— start —

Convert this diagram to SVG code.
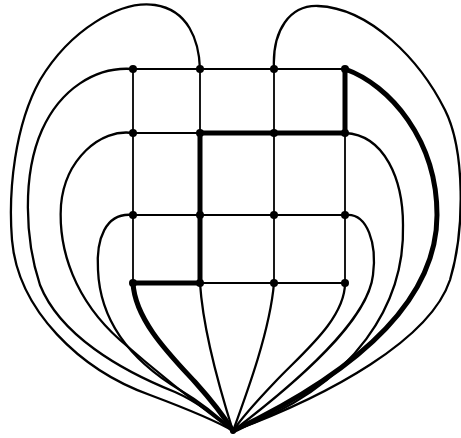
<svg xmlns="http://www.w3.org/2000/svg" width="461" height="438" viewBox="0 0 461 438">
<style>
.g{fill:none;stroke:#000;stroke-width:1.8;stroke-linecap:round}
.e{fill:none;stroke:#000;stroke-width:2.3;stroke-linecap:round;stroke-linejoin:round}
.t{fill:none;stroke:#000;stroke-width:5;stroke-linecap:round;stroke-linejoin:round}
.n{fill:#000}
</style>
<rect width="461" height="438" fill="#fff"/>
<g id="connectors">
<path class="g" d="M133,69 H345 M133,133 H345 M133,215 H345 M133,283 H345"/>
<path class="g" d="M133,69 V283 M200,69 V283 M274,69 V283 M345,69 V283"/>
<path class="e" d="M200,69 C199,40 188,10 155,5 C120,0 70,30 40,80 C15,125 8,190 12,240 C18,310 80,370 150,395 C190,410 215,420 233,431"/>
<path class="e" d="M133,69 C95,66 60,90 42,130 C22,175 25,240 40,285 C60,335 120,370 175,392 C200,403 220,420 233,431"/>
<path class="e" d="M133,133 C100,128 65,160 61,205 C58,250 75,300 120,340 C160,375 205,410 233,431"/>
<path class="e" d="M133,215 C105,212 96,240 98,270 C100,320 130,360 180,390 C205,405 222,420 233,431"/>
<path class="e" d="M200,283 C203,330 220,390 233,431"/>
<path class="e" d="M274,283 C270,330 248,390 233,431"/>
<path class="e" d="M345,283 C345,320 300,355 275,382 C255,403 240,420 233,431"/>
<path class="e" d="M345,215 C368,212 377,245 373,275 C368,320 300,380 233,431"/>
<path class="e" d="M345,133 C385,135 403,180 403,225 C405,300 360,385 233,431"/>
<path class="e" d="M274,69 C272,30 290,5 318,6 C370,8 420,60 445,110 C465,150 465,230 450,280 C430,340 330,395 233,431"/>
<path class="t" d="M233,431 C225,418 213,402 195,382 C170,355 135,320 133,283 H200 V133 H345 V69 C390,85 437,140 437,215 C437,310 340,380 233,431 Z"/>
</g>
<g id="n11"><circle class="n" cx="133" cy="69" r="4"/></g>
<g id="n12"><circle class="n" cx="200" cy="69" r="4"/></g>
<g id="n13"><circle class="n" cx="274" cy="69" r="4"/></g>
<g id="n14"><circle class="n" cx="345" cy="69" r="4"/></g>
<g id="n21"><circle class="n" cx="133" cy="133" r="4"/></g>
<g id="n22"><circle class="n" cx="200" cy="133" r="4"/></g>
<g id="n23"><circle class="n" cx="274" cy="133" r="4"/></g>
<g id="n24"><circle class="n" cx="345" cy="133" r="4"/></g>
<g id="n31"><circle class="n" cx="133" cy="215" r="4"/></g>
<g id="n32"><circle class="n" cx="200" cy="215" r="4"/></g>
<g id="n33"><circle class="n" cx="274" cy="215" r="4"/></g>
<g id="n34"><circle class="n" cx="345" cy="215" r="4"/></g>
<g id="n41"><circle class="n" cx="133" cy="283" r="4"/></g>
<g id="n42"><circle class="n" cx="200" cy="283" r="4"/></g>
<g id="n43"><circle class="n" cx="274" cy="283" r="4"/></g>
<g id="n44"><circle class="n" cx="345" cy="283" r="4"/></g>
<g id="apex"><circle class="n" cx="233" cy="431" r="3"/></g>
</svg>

— end —

Write out the material above once more, exactly as it reads, with no pictures.

-- CORRECT ANSWER --
Convert this diagram to SVG code.
<svg xmlns="http://www.w3.org/2000/svg" width="461" height="438" viewBox="0 0 461 438">
<style>
.g{fill:none;stroke:#000;stroke-width:1.8;stroke-linecap:round}
.e{fill:none;stroke:#000;stroke-width:2.3;stroke-linecap:round;stroke-linejoin:round}
.t{fill:none;stroke:#000;stroke-width:5;stroke-linecap:round;stroke-linejoin:round}
.n{fill:#000}
</style>
<rect width="461" height="438" fill="#fff"/>
<g id="connectors">
<path class="g" d="M133,69 H345 M133,133 H345 M133,215 H345 M133,283 H345"/>
<path class="g" d="M133,69 V283 M200,69 V283 M274,69 V283 M345,69 V283"/>
<path class="e" d="M200,69 C199,40 188,10 155,5 C120,0 70,30 40,80 C15,125 8,190 12,240 C18,310 80,370 150,395 C190,410 215,420 233,431"/>
<path class="e" d="M133,69 C95,66 60,90 42,130 C22,175 25,240 40,285 C60,335 120,370 175,392 C200,403 220,420 233,431"/>
<path class="e" d="M133,133 C100,128 65,160 61,205 C58,250 75,300 120,340 C160,375 205,410 233,431"/>
<path class="e" d="M133,215 C105,212 96,240 98,270 C100,320 130,360 180,390 C205,405 222,420 233,431"/>
<path class="e" d="M200,283 C203,330 220,390 233,431"/>
<path class="e" d="M274,283 C270,330 248,390 233,431"/>
<path class="e" d="M345,283 C345,320 300,355 275,382 C255,403 240,420 233,431"/>
<path class="e" d="M345,215 C368,212 377,245 373,275 C368,320 300,380 233,431"/>
<path class="e" d="M345,133 C385,135 403,180 403,225 C405,300 360,385 233,431"/>
<path class="e" d="M274,69 C272,30 290,5 318,6 C370,8 420,60 445,110 C465,150 465,230 450,280 C430,340 330,395 233,431"/>
<path class="t" d="M233,431 C225,418 213,402 195,382 C170,355 135,320 133,283 H200 V133 H345 V69 C390,85 437,140 437,215 C437,310 340,380 233,431 Z"/>
</g>
<g id="n11"><circle class="n" cx="133" cy="69" r="4"/></g>
<g id="n12"><circle class="n" cx="200" cy="69" r="4"/></g>
<g id="n13"><circle class="n" cx="274" cy="69" r="4"/></g>
<g id="n14"><circle class="n" cx="345" cy="69" r="4"/></g>
<g id="n21"><circle class="n" cx="133" cy="133" r="4"/></g>
<g id="n22"><circle class="n" cx="200" cy="133" r="4"/></g>
<g id="n23"><circle class="n" cx="274" cy="133" r="4"/></g>
<g id="n24"><circle class="n" cx="345" cy="133" r="4"/></g>
<g id="n31"><circle class="n" cx="133" cy="215" r="4"/></g>
<g id="n32"><circle class="n" cx="200" cy="215" r="4"/></g>
<g id="n33"><circle class="n" cx="274" cy="215" r="4"/></g>
<g id="n34"><circle class="n" cx="345" cy="215" r="4"/></g>
<g id="n41"><circle class="n" cx="133" cy="283" r="4"/></g>
<g id="n42"><circle class="n" cx="200" cy="283" r="4"/></g>
<g id="n43"><circle class="n" cx="274" cy="283" r="4"/></g>
<g id="n44"><circle class="n" cx="345" cy="283" r="4"/></g>
<g id="apex"><circle class="n" cx="233" cy="431" r="3"/></g>
</svg>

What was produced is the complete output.